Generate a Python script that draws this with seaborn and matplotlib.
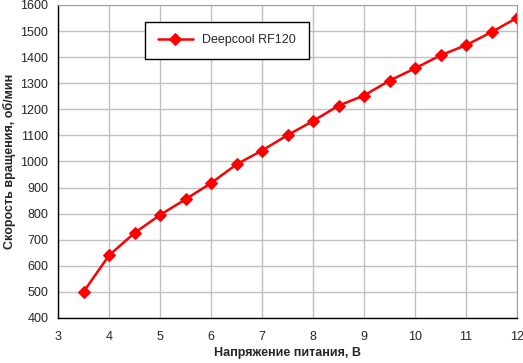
import seaborn as sns
import matplotlib.pyplot as plt
import pandas as pd

## Data
voltage = [3.5, 4, 4.5, 5, 5.5, 6, 6.5, 7, 7.5, 8, 8.5, 9, 9.5, 10, 10.5, 11, 11.5, 12]
rpm = [500, 640, 726, 795, 855, 917, 989, 1042, 1101, 1155, 1214, 1253, 1310, 1357, 1407, 1446, 1496, 1551]
series_name = "Deepcool RF120"
x_ticks = list(range(3, 13))
y_ticks = list(range(400, 1700, 100))

df = pd.DataFrame({"voltage": voltage, "rpm": rpm})

sns.set_style("white")
plt.rcParams['font.family'] = ['Liberation Sans', 'DejaVu Sans']

fig = plt.figure(figsize=(5.23, 3.63), dpi=100)
ax = fig.add_axes([58/523, 1 - 318/363, (517-58)/523, (318-5)/363])

sns.lineplot(data=df, x="voltage", y="rpm", ax=ax, color='#ff0000', linewidth=1.8,
             marker='D', markersize=6.5, markeredgecolor='#ff0000', label=series_name)

ax.set_xlim(3, 12)
ax.set_ylim(400, 1600)
ax.set_xticks(x_ticks)
ax.set_yticks(y_ticks)
ax.grid(True, color='#c0c0c0', linewidth=1)
ax.set_axisbelow(True)

for side in ['top', 'right']:
    ax.spines[side].set_color('#a0a0a0')
for side in ['left', 'bottom']:
    ax.spines[side].set_color('black')
    ax.spines[side].set_linewidth(1)

ax.tick_params(axis='both', labelsize=9, length=4, width=1, color='black', direction='out',
               pad=3)
ax.tick_params(axis='x', pad=5)
ax.set_xlabel('Напряжение питания, В', fontsize=9, fontweight='bold', labelpad=3)
ax.set_ylabel('Скорость вращения, об/мин', fontsize=9, fontweight='bold', labelpad=3)

leg = ax.legend(loc='upper left', bbox_to_anchor=((145-58)/459, 1 - (22-5)/313),
                frameon=True, fancybox=False, fontsize=9, borderpad=1.0,
                handlelength=2.8, borderaxespad=0)
leg.get_frame().set_edgecolor('black')
leg.get_frame().set_linewidth(1)
leg.get_frame().set_alpha(1)

plt.savefig("out.png", dpi=100)
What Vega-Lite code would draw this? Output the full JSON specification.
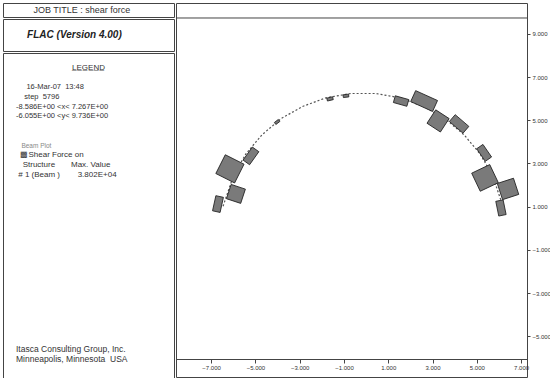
____
=== Work to do ===
Every line of the material is to be quoted exactly, with no pictures carried over.

=== The output ===
Generate a Python script that draws this with seaborn and matplotlib.
import seaborn as sns
import matplotlib.pyplot as plt
import pandas as pd

## Data
voltage = [3.5, 4, 4.5, 5, 5.5, 6, 6.5, 7, 7.5, 8, 8.5, 9, 9.5, 10, 10.5, 11, 11.5, 12]
rpm = [500, 640, 726, 795, 855, 917, 989, 1042, 1101, 1155, 1214, 1253, 1310, 1357, 1407, 1446, 1496, 1551]
series_name = "Deepcool RF120"
x_ticks = list(range(3, 13))
y_ticks = list(range(400, 1700, 100))

df = pd.DataFrame({"voltage": voltage, "rpm": rpm})

sns.set_style("white")
plt.rcParams['font.family'] = ['Liberation Sans', 'DejaVu Sans']

fig = plt.figure(figsize=(5.23, 3.63), dpi=100)
ax = fig.add_axes([58/523, 1 - 318/363, (517-58)/523, (318-5)/363])

sns.lineplot(data=df, x="voltage", y="rpm", ax=ax, color='#ff0000', linewidth=1.8,
             marker='D', markersize=6.5, markeredgecolor='#ff0000', label=series_name)

ax.set_xlim(3, 12)
ax.set_ylim(400, 1600)
ax.set_xticks(x_ticks)
ax.set_yticks(y_ticks)
ax.grid(True, color='#c0c0c0', linewidth=1)
ax.set_axisbelow(True)

for side in ['top', 'right']:
    ax.spines[side].set_color('#a0a0a0')
for side in ['left', 'bottom']:
    ax.spines[side].set_color('black')
    ax.spines[side].set_linewidth(1)

ax.tick_params(axis='both', labelsize=9, length=4, width=1, color='black', direction='out',
               pad=3)
ax.tick_params(axis='x', pad=5)
ax.set_xlabel('Напряжение питания, В', fontsize=9, fontweight='bold', labelpad=3)
ax.set_ylabel('Скорость вращения, об/мин', fontsize=9, fontweight='bold', labelpad=3)

leg = ax.legend(loc='upper left', bbox_to_anchor=((145-58)/459, 1 - (22-5)/313),
                frameon=True, fancybox=False, fontsize=9, borderpad=1.0,
                handlelength=2.8, borderaxespad=0)
leg.get_frame().set_edgecolor('black')
leg.get_frame().set_linewidth(1)
leg.get_frame().set_alpha(1)

plt.savefig("out.png", dpi=100)
What Vega-Lite code would draw this? Output the full JSON specification.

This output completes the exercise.